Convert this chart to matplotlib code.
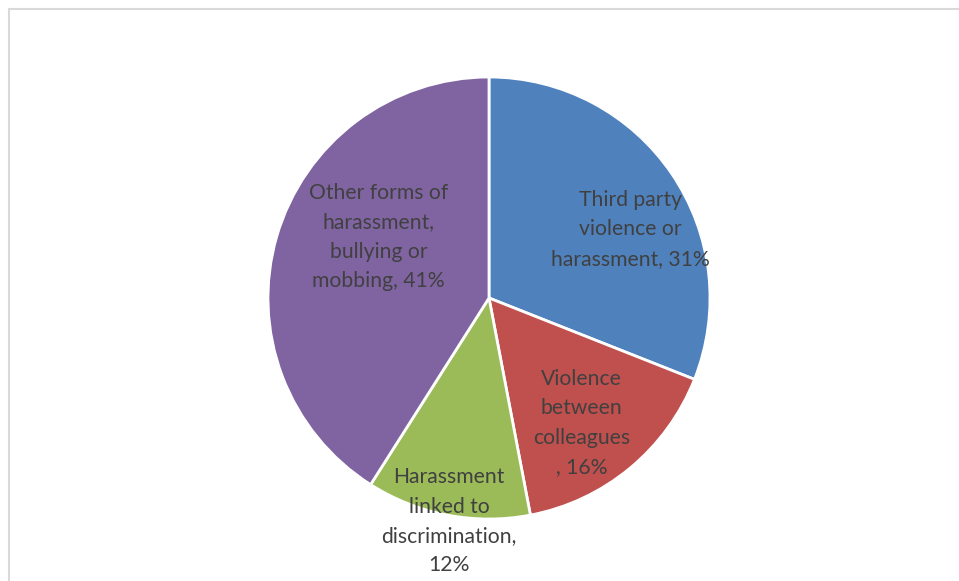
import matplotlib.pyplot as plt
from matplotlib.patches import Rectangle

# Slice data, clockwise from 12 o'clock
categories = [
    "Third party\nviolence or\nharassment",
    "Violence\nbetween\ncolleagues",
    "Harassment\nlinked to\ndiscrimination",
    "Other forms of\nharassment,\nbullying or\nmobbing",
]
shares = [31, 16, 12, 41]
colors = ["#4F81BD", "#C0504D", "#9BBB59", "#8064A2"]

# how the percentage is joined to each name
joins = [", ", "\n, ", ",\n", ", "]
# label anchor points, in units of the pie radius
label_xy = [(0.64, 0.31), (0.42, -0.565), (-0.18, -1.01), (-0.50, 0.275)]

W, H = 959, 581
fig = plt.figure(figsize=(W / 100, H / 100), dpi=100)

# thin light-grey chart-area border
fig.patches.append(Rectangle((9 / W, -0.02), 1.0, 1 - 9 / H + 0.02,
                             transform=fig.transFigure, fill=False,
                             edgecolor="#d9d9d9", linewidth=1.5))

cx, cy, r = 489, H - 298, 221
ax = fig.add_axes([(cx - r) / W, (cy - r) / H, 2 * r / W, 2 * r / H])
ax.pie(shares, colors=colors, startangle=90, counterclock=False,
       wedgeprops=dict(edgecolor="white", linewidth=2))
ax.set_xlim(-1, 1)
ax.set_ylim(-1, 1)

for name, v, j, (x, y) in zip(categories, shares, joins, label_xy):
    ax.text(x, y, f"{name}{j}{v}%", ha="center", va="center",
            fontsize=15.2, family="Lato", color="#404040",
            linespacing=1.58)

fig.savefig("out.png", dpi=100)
####################
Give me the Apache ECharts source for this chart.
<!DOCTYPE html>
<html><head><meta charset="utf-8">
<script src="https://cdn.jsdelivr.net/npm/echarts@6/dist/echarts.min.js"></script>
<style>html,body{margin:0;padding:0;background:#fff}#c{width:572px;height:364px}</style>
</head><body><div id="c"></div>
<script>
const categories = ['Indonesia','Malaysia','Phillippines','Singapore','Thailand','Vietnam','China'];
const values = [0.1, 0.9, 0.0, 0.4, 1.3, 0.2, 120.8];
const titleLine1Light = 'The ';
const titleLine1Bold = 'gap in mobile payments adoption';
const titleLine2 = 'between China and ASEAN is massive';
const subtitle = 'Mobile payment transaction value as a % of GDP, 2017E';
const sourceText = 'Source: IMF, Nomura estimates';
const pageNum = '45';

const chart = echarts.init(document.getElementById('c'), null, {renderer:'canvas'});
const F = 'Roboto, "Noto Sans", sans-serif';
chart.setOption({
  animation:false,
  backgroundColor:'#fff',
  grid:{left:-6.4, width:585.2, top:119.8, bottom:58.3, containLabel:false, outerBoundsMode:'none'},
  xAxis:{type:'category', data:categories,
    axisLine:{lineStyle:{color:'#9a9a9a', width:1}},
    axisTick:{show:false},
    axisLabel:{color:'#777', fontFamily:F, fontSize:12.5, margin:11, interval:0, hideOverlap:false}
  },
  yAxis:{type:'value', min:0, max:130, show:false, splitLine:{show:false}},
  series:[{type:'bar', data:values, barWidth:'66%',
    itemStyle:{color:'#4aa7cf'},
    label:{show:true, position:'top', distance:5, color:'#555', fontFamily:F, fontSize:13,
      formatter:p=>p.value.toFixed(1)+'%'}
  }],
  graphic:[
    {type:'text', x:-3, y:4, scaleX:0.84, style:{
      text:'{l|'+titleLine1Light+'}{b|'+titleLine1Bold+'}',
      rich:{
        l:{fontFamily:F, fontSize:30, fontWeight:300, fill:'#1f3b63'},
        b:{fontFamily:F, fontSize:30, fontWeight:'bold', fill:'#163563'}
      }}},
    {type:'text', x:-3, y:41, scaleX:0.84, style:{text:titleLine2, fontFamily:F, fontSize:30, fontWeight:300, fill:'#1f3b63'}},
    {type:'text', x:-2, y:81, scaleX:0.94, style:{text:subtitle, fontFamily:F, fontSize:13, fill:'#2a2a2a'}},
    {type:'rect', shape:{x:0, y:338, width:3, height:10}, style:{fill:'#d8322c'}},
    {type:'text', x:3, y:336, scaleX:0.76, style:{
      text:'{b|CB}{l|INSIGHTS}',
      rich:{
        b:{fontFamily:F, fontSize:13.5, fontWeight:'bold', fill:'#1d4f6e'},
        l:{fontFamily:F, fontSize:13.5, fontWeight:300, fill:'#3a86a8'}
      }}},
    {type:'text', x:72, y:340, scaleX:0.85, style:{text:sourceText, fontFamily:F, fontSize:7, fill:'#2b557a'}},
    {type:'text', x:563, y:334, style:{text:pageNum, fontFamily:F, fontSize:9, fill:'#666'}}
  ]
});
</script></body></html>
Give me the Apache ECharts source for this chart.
####################
PROBLEM REQUIREMENTS:
Only the lines between the line with "Convert this chart to matplotlib code." and the line with "from matplotlib.patches import Rectangle", inclusive, should be reproduced, exactly as written and without pictures.

ANSWER:
Convert this chart to matplotlib code.
import matplotlib.pyplot as plt
from matplotlib.patches import Rectangle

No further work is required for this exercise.